Task description:
Each line from the beginning of the data below through the line containing "je Rang 1..n)" should be repeated exactly, please.

Data excerpt:
───

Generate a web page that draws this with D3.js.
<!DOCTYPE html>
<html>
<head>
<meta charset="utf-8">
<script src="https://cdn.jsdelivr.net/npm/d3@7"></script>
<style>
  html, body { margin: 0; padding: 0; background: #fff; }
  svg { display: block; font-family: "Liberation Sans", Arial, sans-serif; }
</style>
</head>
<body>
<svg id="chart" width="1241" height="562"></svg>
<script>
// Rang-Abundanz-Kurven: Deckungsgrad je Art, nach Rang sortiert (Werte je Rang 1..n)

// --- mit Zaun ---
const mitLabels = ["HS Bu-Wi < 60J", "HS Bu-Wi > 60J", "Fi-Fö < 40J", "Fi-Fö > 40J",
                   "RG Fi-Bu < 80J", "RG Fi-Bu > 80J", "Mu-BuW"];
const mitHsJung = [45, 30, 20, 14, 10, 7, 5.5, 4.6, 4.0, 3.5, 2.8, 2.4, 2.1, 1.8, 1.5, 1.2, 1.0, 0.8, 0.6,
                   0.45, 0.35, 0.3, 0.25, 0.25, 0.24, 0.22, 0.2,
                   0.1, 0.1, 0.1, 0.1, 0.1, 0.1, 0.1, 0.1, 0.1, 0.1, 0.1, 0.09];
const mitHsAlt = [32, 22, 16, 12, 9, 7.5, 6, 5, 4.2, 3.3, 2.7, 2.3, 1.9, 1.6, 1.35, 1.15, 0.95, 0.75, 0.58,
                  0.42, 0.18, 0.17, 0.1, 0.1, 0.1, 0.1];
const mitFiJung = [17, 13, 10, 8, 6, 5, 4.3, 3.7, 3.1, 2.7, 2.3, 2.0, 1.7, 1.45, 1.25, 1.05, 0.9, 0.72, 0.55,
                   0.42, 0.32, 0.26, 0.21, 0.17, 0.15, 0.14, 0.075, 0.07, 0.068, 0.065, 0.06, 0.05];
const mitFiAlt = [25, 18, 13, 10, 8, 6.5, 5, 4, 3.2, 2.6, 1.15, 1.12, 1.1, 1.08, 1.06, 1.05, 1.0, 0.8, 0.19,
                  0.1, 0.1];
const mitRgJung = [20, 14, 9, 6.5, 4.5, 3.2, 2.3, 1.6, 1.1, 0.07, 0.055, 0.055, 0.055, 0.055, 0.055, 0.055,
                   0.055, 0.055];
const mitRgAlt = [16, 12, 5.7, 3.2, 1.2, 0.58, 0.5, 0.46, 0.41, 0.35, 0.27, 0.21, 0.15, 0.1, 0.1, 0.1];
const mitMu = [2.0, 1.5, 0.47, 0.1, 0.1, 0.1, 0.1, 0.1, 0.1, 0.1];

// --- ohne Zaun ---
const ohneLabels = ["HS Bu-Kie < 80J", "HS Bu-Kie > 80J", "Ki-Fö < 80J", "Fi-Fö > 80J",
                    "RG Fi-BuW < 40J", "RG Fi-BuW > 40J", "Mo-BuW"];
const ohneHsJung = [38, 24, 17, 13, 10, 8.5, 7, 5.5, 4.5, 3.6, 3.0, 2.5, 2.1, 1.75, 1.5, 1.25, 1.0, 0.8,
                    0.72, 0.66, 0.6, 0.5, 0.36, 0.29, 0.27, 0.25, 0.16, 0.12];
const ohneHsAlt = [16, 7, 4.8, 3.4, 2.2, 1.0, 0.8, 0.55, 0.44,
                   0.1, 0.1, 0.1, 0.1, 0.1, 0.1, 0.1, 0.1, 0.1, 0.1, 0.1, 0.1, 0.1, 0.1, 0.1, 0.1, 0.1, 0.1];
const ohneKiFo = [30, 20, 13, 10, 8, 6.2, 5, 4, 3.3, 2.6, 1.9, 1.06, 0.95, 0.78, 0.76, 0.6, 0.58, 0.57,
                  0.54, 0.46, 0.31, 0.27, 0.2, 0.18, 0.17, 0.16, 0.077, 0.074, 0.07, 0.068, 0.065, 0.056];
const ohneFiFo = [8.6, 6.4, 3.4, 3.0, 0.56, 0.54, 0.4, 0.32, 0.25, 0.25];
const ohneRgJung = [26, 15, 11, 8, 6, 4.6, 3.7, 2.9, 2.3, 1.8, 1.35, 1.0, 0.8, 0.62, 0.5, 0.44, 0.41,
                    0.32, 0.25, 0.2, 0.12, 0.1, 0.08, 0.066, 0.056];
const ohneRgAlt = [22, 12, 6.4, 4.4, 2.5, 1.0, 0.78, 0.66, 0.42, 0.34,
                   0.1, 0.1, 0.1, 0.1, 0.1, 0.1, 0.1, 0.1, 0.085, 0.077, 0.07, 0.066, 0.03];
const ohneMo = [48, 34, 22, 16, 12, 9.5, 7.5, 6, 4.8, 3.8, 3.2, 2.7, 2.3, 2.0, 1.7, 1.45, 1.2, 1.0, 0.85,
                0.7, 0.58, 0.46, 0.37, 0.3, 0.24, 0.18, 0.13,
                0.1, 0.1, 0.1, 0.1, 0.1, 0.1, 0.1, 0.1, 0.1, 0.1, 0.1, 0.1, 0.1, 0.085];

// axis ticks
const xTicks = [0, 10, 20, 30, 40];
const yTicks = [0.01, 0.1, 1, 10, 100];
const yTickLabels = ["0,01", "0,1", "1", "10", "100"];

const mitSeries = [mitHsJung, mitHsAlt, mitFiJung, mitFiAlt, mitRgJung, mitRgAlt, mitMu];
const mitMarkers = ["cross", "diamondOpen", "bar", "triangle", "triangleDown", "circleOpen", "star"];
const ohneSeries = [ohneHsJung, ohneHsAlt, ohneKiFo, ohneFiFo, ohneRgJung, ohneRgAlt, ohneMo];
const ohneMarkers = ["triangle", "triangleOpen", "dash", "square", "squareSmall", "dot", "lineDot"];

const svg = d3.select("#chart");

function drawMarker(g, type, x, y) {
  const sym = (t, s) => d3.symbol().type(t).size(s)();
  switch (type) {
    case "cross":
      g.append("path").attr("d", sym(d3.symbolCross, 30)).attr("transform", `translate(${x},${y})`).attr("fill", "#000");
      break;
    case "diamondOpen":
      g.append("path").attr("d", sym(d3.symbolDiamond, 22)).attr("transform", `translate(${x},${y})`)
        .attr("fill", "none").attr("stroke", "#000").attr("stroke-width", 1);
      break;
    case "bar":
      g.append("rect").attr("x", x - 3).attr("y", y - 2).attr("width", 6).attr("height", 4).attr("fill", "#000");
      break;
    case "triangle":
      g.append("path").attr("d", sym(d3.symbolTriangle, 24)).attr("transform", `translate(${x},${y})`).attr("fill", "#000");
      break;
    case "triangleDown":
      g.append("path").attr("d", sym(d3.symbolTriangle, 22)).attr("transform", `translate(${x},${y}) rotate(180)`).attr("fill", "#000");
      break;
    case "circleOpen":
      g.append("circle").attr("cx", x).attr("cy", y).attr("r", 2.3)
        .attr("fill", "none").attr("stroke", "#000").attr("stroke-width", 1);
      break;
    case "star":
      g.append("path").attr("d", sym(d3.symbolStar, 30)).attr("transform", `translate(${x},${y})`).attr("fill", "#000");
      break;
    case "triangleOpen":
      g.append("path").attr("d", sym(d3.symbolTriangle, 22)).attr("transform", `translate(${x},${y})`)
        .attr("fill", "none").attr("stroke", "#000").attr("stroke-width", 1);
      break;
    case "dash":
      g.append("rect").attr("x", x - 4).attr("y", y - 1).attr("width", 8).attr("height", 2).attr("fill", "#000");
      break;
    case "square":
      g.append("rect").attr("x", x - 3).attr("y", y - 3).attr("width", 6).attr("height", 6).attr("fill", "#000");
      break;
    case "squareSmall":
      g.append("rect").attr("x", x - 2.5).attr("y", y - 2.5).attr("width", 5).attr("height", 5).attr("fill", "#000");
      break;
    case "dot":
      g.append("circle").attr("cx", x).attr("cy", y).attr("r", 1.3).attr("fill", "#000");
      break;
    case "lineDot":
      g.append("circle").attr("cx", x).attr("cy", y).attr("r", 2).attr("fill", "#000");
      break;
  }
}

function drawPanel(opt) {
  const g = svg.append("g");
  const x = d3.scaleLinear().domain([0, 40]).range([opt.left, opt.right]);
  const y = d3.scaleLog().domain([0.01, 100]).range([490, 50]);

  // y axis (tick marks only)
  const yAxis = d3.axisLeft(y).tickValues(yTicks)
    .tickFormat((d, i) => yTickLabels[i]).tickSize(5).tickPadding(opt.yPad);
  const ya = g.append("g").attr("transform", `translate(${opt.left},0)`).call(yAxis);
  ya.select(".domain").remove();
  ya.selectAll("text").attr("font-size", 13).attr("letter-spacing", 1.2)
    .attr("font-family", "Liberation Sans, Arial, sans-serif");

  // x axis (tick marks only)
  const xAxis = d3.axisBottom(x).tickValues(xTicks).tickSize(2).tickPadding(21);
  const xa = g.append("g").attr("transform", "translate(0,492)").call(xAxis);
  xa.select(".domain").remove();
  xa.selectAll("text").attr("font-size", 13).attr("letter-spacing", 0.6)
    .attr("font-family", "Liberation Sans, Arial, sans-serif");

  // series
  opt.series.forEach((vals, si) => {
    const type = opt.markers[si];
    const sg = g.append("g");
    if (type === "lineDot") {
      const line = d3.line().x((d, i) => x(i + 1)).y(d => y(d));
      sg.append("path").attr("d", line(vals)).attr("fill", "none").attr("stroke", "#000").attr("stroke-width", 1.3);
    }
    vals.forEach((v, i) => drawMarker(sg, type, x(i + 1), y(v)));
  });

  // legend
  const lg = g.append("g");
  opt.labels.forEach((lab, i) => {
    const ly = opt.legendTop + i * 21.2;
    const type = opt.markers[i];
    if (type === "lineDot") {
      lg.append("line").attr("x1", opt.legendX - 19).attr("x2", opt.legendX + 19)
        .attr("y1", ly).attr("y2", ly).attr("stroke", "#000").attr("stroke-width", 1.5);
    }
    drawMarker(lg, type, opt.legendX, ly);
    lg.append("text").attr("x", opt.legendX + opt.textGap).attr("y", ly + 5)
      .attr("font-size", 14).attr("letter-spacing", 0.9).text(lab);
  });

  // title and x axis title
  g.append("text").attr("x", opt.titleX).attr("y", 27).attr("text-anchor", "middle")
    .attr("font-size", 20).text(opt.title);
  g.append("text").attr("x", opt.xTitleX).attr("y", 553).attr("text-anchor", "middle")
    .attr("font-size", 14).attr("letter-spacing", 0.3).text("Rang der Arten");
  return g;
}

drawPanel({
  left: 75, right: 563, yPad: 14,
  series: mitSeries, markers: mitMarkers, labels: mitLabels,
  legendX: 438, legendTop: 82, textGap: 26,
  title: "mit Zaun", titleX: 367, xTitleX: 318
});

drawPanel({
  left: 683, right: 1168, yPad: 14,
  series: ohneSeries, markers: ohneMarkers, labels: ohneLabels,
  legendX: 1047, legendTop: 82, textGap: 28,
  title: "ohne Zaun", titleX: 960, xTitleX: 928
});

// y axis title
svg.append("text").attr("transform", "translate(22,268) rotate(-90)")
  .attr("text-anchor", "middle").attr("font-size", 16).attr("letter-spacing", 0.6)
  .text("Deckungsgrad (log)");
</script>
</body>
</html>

───

Result:
Generate a web page that draws this with D3.js.
<!DOCTYPE html>
<html>
<head>
<meta charset="utf-8">
<script src="https://cdn.jsdelivr.net/npm/d3@7"></script>
<style>
  html, body { margin: 0; padding: 0; background: #fff; }
  svg { display: block; font-family: "Liberation Sans", Arial, sans-serif; }
</style>
</head>
<body>
<svg id="chart" width="1241" height="562"></svg>
<script>
// Rang-Abundanz-Kurven: Deckungsgrad je Art, nach Rang sortiert (Werte je Rang 1..n)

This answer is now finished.